As the eldest daughter of a prolific letter writer, Jane Torday received hundreds of letters from her father over the years. From irreverent advice and hilarious family anecdotes to moments of great poignancy, Roger Mortimer‘s missives are a touching and witty portrait of his life and relationships over the years.
Dearest Jane begins with Roger’s time as a young army officer in Egypt, and then as a POW in the Second World War, where his sense of humour endured despite the conditions. Jane accompanies her father’s letters with her own memories and anecdotes, as we meet familiar characters such as Nidnod, Lupin and Lumpy, and learn more about the extended family, friends and pets who leap from the pages of his letters.This is an arresting and extraordinary record, not only of Roger Mortimer’s life but also of the history of an entire family between 1960 and 1991. Sparkling with the dry wit for which Mortimer’s letters are famous, and accompanied by an affectionate personal portrait, this book will delight both old and new readers.
Thoroughly enjoyed author's reflections about her dad former journalist Roger Mortimer.
BUT: Sadly, for me, the female narrator's voice was intensely irritating when assuming character of Roger in a 'sing song' manner. Narrator (not the author reading) needs to brush up her RP as well as dropped a couple of flat 'a's! Really let the cat out! Very faux public school.
Shame that two performers were not used to distinguish between voice of female author and the voice of the subject of the biog Roger. The brother's book 'Dear Lupin' had a fabulous pair of performers - Nicky Henson whom I think read 'Roger's' part would have been ideal again.

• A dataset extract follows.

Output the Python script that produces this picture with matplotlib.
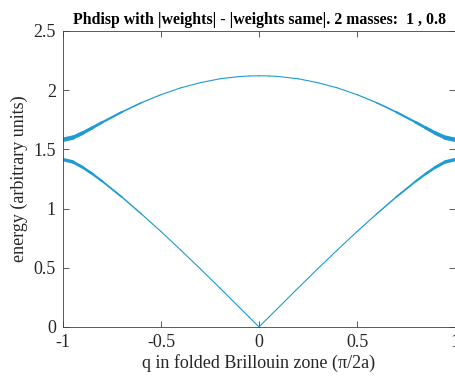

Hope the other sister Lumpy and second book by the son Lupin make it to audible too - currently they haven't.
Both the family's books so far bring the late Roger to life with great humour - he must have been a fabulous dad and dinner party guest!
First, I purchased this book because Joan Wilson is the reader. She is outstanding here, as always. The book itself is a joy, even with its sadnesses. Life. Mortimer's letters show deep affection, hilarious commentary, and a refreshing humility and honesty. An absolute pleasure.